━━━━━ Collected data

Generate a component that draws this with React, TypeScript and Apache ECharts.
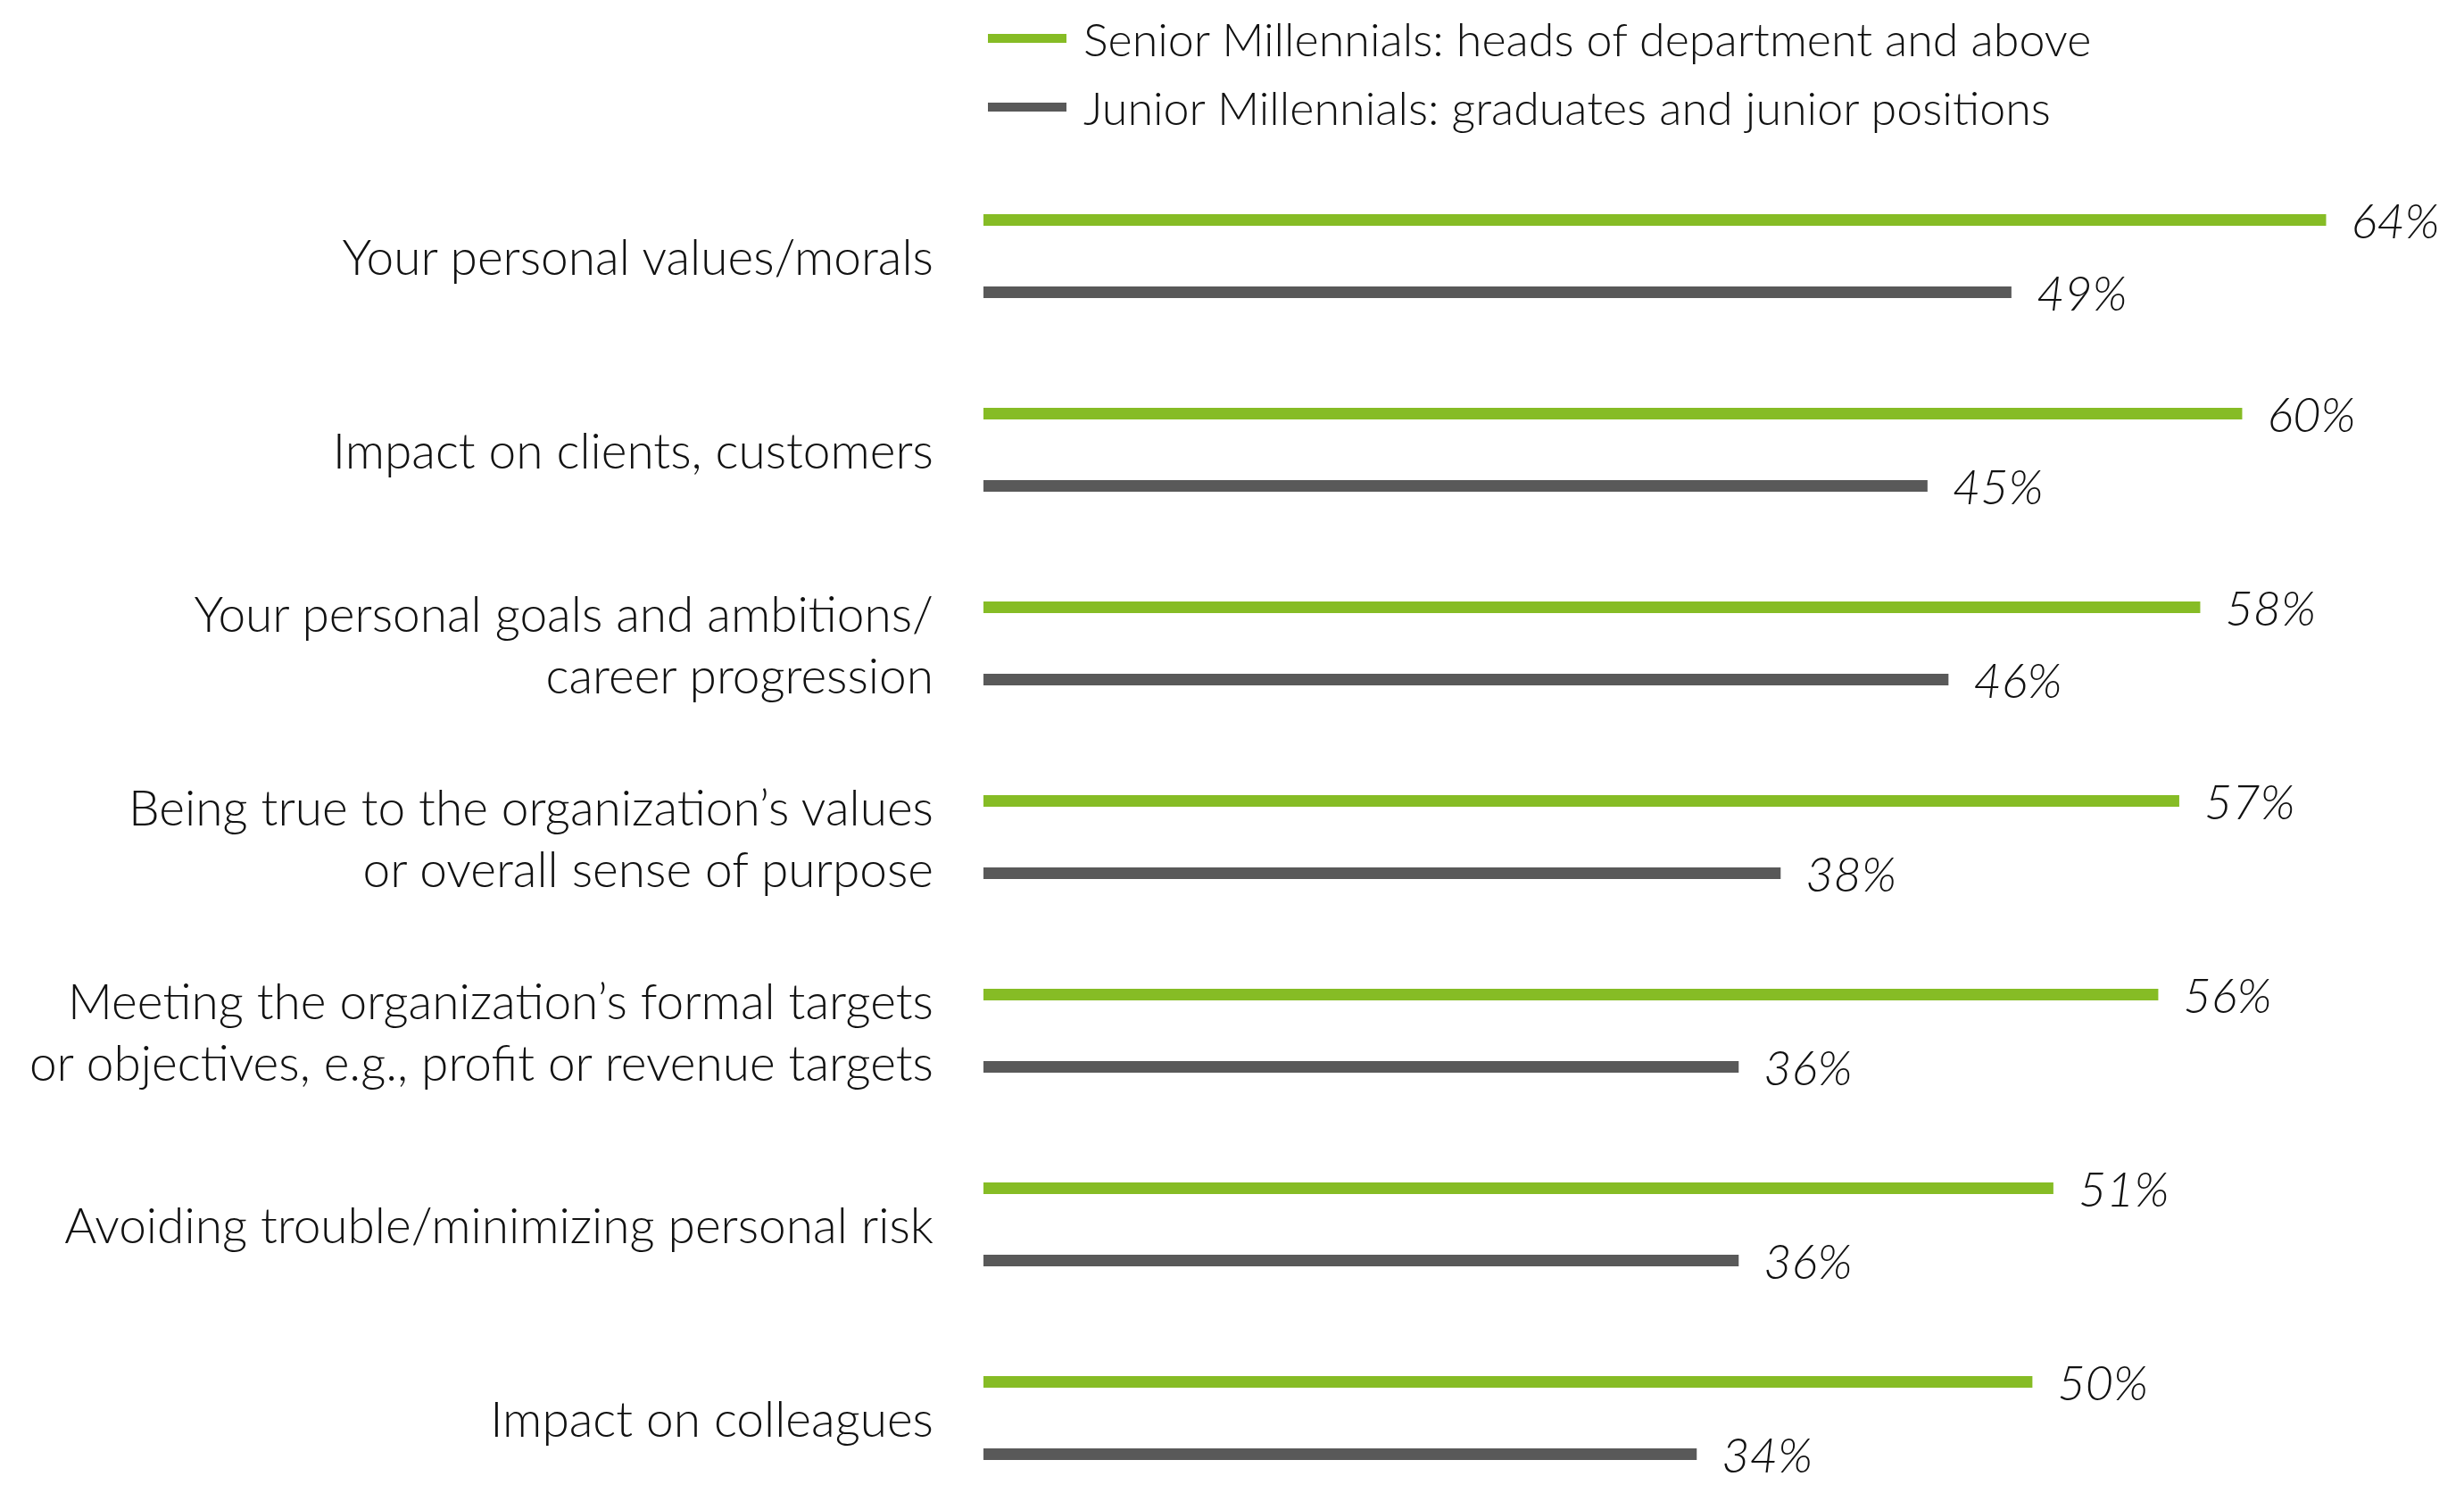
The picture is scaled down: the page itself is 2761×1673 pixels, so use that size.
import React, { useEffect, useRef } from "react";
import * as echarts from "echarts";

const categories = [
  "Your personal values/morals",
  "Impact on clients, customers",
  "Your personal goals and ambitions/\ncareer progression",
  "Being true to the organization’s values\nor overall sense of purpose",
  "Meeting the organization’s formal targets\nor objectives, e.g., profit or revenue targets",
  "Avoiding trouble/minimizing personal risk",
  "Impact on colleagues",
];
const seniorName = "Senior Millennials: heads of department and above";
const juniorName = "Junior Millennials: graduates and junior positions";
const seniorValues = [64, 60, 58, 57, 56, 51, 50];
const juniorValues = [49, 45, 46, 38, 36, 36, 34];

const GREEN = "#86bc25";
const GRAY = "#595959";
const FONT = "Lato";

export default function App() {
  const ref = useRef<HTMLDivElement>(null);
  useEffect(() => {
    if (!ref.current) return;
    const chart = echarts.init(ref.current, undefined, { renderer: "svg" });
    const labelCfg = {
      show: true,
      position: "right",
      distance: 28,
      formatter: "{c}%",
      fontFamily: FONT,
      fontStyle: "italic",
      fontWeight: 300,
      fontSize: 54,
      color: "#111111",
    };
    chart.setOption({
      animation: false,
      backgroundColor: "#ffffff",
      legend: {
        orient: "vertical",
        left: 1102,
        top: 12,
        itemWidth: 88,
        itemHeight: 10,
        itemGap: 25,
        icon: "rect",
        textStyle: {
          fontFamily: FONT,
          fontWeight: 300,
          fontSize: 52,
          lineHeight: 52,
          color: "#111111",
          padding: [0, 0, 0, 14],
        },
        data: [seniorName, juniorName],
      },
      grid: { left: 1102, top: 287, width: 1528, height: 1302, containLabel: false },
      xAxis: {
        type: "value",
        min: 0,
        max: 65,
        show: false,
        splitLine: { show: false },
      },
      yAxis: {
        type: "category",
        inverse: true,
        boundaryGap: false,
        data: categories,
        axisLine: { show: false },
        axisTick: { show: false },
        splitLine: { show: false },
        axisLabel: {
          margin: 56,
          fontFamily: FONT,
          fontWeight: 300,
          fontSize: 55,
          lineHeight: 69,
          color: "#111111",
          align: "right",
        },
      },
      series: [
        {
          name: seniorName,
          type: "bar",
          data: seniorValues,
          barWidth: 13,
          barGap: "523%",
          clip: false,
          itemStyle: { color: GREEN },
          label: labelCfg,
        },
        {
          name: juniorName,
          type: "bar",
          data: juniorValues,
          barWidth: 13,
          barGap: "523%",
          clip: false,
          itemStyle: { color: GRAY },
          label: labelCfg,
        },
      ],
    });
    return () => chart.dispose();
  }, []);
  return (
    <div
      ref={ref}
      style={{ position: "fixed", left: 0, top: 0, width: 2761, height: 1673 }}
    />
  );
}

━━━━━━━━━━

- To be done: Return the material exactly as given, apart from the pictures.

- Complete response:
Generate a component that draws this with React, TypeScript and Apache ECharts.
The picture is scaled down: the page itself is 2761×1673 pixels, so use that size.
import React, { useEffect, useRef } from "react";
import * as echarts from "echarts";

const categories = [
  "Your personal values/morals",
  "Impact on clients, customers",
  "Your personal goals and ambitions/\ncareer progression",
  "Being true to the organization’s values\nor overall sense of purpose",
  "Meeting the organization’s formal targets\nor objectives, e.g., profit or revenue targets",
  "Avoiding trouble/minimizing personal risk",
  "Impact on colleagues",
];
const seniorName = "Senior Millennials: heads of department and above";
const juniorName = "Junior Millennials: graduates and junior positions";
const seniorValues = [64, 60, 58, 57, 56, 51, 50];
const juniorValues = [49, 45, 46, 38, 36, 36, 34];

const GREEN = "#86bc25";
const GRAY = "#595959";
const FONT = "Lato";

export default function App() {
  const ref = useRef<HTMLDivElement>(null);
  useEffect(() => {
    if (!ref.current) return;
    const chart = echarts.init(ref.current, undefined, { renderer: "svg" });
    const labelCfg = {
      show: true,
      position: "right",
      distance: 28,
      formatter: "{c}%",
      fontFamily: FONT,
      fontStyle: "italic",
      fontWeight: 300,
      fontSize: 54,
      color: "#111111",
    };
    chart.setOption({
      animation: false,
      backgroundColor: "#ffffff",
      legend: {
        orient: "vertical",
        left: 1102,
        top: 12,
        itemWidth: 88,
        itemHeight: 10,
        itemGap: 25,
        icon: "rect",
        textStyle: {
          fontFamily: FONT,
          fontWeight: 300,
          fontSize: 52,
          lineHeight: 52,
          color: "#111111",
          padding: [0, 0, 0, 14],
        },
        data: [seniorName, juniorName],
      },
      grid: { left: 1102, top: 287, width: 1528, height: 1302, containLabel: false },
      xAxis: {
        type: "value",
        min: 0,
        max: 65,
        show: false,
        splitLine: { show: false },
      },
      yAxis: {
        type: "category",
        inverse: true,
        boundaryGap: false,
        data: categories,
        axisLine: { show: false },
        axisTick: { show: false },
        splitLine: { show: false },
        axisLabel: {
          margin: 56,
          fontFamily: FONT,
          fontWeight: 300,
          fontSize: 55,
          lineHeight: 69,
          color: "#111111",
          align: "right",
        },
      },
      series: [
        {
          name: seniorName,
          type: "bar",
          data: seniorValues,
          barWidth: 13,
          barGap: "523%",
          clip: false,
          itemStyle: { color: GREEN },
          label: labelCfg,
        },
        {
          name: juniorName,
          type: "bar",
          data: juniorValues,
          barWidth: 13,
          barGap: "523%",
          clip: false,
          itemStyle: { color: GRAY },
          label: labelCfg,
        },
      ],
    });
    return () => chart.dispose();
  }, []);
  return (
    <div
      ref={ref}
      style={{ position: "fixed", left: 0, top: 0, width: 2761, height: 1673 }}
    />
  );
}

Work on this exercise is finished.